Ok, this is an ugly hack, but if nothing else works, well, this will work. This is from The PracTEX Journal, 2006, No. 4, Article revision 2006/11/03, Hypertext capabilities with pdfTEX
by Federico Garcia.
\pdfannot width w height h depth d { /Subtype /Text
/Contents (htexti)}
This is via pdfTEX primitives, so I have no idea what is going on with it. It makes a postit note in the document that you click on to see the text.
Instructions:
The three dimensions w, h, and d are all LATEX dimensions. But the one
that is important is h (the height), because it determines where the
note appears in relation to the text baseline. It is also a good idea
use a \qquad after it.
Also note: This works fine in Adobe. It doesn't work at all in Sumatra PDF. Well, the note shows up, but you can't click it. So this is a bit risky (So is javascript for that matter, as a lot of PDF readers avoid it for security reasons).

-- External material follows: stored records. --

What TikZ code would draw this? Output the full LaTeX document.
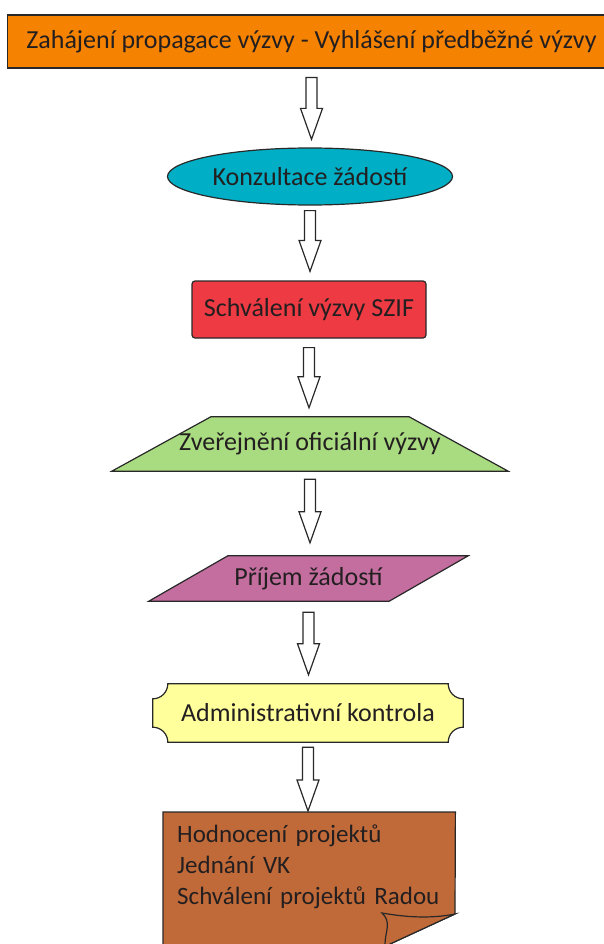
\documentclass[tikz,border=0pt]{standalone}
\usepackage{fontspec}
\setmainfont{Carlito}
\usepackage{tikz}
\usepackage{xcolor}
\usetikzlibrary{shapes.geometric,backgrounds,calc}
\definecolor{textgray}{RGB}{35,31,32}
\definecolor{linegray}{RGB}{40,40,40}
\definecolor{orangefill}{RGB}{245,130,0}
\definecolor{tealfill}{RGB}{0,175,197}
\definecolor{redfill}{RGB}{238,58,67}
\definecolor{greenfill}{RGB}{169,219,128}
\definecolor{pinkfill}{RGB}{196,110,160}
\definecolor{yellowfill}{RGB}{255,255,155}
\definecolor{brownfill}{RGB}{193,106,57}

\begin{document}
\begin{tikzpicture}[x=1pt, y=-1pt,
  every node/.style={font=\fontsize{26}{31}\selectfont, text=textgray},
  box/.style={draw=linegray, line width=1.2pt},
  blockarrow/.style={draw=linegray, line width=1.2pt, fill=white,
    to path={let \p1=(\tikztostart), \p2=(\tikztotarget) in
      (\x1-5.5pt,\y1) -- (\x1+5.5pt,\y1) -- (\x1+5.5pt,\y2+31pt) -- (\x1+11pt,\y2+31pt)
      -- (\x1,\y2) -- (\x1-11pt,\y2+31pt) -- (\x1-5.5pt,\y2+31pt) -- cycle}}]
  \useasboundingbox (0,0) rectangle (604,944);

  \node (start) [box, fill=orangefill, minimum width=608pt, minimum height=53pt] at (311.5,41.5) {Zahájení propagace výzvy - Vyhlášení předběžné výzvy};
  \node (kons) [box, ellipse, fill=tealfill, minimum width=252pt, minimum height=57pt] at (310,176.5) {Konzultace žádostí};
  \node (szif) [box, rounded corners=3pt, fill=redfill, minimum width=234pt, minimum height=57pt] at (309,309.5) {Schválení výzvy SZIF};
  \node (zver) [minimum width=396pt, minimum height=54pt] at (310,444) {Zveřejnění oficiální výzvy};
  \node (prij) [minimum width=319pt, minimum height=45pt] at (308.5,578.5) {Příjem žádostí};
  \node (admin) [minimum width=310pt, minimum height=58pt] at (308,713) {Administrativní kontrola};
  \node (doc) [anchor=north west, text width=264pt, inner xsep=14pt, inner ysep=13pt, align=left, font=\fontsize{25}{31}\selectfont] at (163,812) {Hodnocení projektů\\Jednání VK\\\mbox{Schválení projektů Radou}};

  \begin{scope}[on background layer]
    \draw[box, fill=greenfill] (zver.south west) -- (zver.south east) -- ([xshift=-99pt]zver.north east) -- ([xshift=99pt]zver.north west) -- cycle;
    \draw[box, fill=pinkfill] (prij.south west) -- ([xshift=-79pt]prij.south east) -- (prij.north east) -- ([xshift=79pt]prij.north west) -- cycle;
    \draw[box, fill=yellowfill] ([xshift=15pt]admin.north west) -- ([xshift=-15pt]admin.north east) arc[start angle=180, end angle=270, radius=15pt]
      -- ([yshift=15pt]admin.south east) arc[start angle=90, end angle=180, radius=15pt]
      -- ([xshift=15pt]admin.south west) arc[start angle=0, end angle=90, radius=15pt]
      -- ([yshift=-15pt]admin.north west) arc[start angle=270, end angle=360, radius=15pt] -- cycle;
    \fill[brownfill] (doc.north west) -- (doc.north east) -- (455,914) -- (390,944) -- (390,950) -- (163,950) -- cycle;
    \draw[box] (163,950) -- (doc.north west) -- (doc.north east) -- (455,914) -- (390,944) -- (390,950);
    \draw[box, fill=brownfill] (455,914) .. controls (430,919) and (405,917) .. (382,913) .. controls (392,922) and (385,932) .. (385,944) -- (385,950) -- (390,950) -- (390,944) -- cycle;
  \end{scope}

  \draw[blockarrow] ([yshift=-9pt]start.south) to ([yshift=8pt]kons.north);
  \draw[blockarrow] ([yshift=-5pt]kons.south) to ([yshift=9pt]szif.north);
  \draw[blockarrow] ([yshift=-9pt]szif.south) to ([yshift=9pt]zver.north);
  \draw[blockarrow] ([yshift=-8pt]zver.south) to ([yshift=13pt]prij.north);
  \draw[blockarrow] ([yshift=-11pt]prij.south) to ([yshift=9pt]admin.north);
  \draw[blockarrow] ([yshift=-5pt]admin.south) to ([yshift=1pt]doc.north);
\end{tikzpicture}
\end{document}
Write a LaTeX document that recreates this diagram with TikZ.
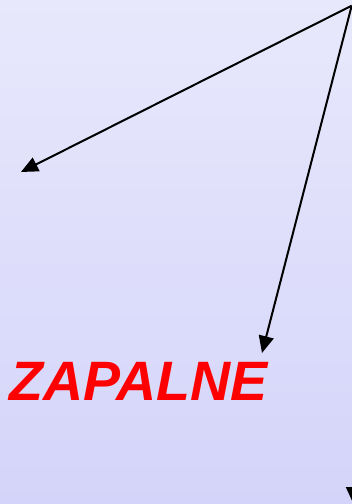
\documentclass[tikz,border=0pt]{standalone}
\usepackage{fontspec}
\setmainfont{Liberation Sans}
\usetikzlibrary{arrows.meta}
\definecolor{bgtop}{RGB}{232,232,252}
\definecolor{bgbot}{RGB}{212,212,250}
\tikzset{
  arr/.style={line width=2pt, -{Triangle[length=17pt,width=15pt]}},
  big/.style={text=red, font=\fontsize{55.5}{62}\selectfont\bfseries\itshape, inner sep=0pt}
}
\begin{document}
\begin{tikzpicture}[x=1pt,y=-1pt]
\useasboundingbox (0,0) rectangle (352,504);
\shade[top color=bgtop, bottom color=bgbot] (0,0) rectangle (352,504);
\clip (0,0) rectangle (352,504);
\coordinate (apex) at (351.7,5.7);
\coordinate (apexb) at (353.5,-10);
\coordinate (lt) at (21,172);
\coordinate (dt) at (262,353);
\coordinate (bt) at (353.5,504);
\node[big, anchor=base west] (zap) at (9.5,400.7) {ZAPALNE};
\draw[arr] (apex) -- (lt);
\draw[arr] (apex) -- (dt);
\draw[arr] (apexb) -- (bt);
\end{tikzpicture}
\end{document}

A bit more from the article:
One thing to have in mind with post-it notes is that their exact
behavior (color, size, when it opens, how it closes, etc.) is not very
much standardized, and tends to change from version to version of
Acrobat Reader. That said, the note can be of a different color if,
between the brackets of \pdfannot, /C [r g b] is appended; a title for
the note is determined with /T (title), and the note can show up open
by default with /Open true.
Well, that is one way. A terrible, terrible way, but it would technically work.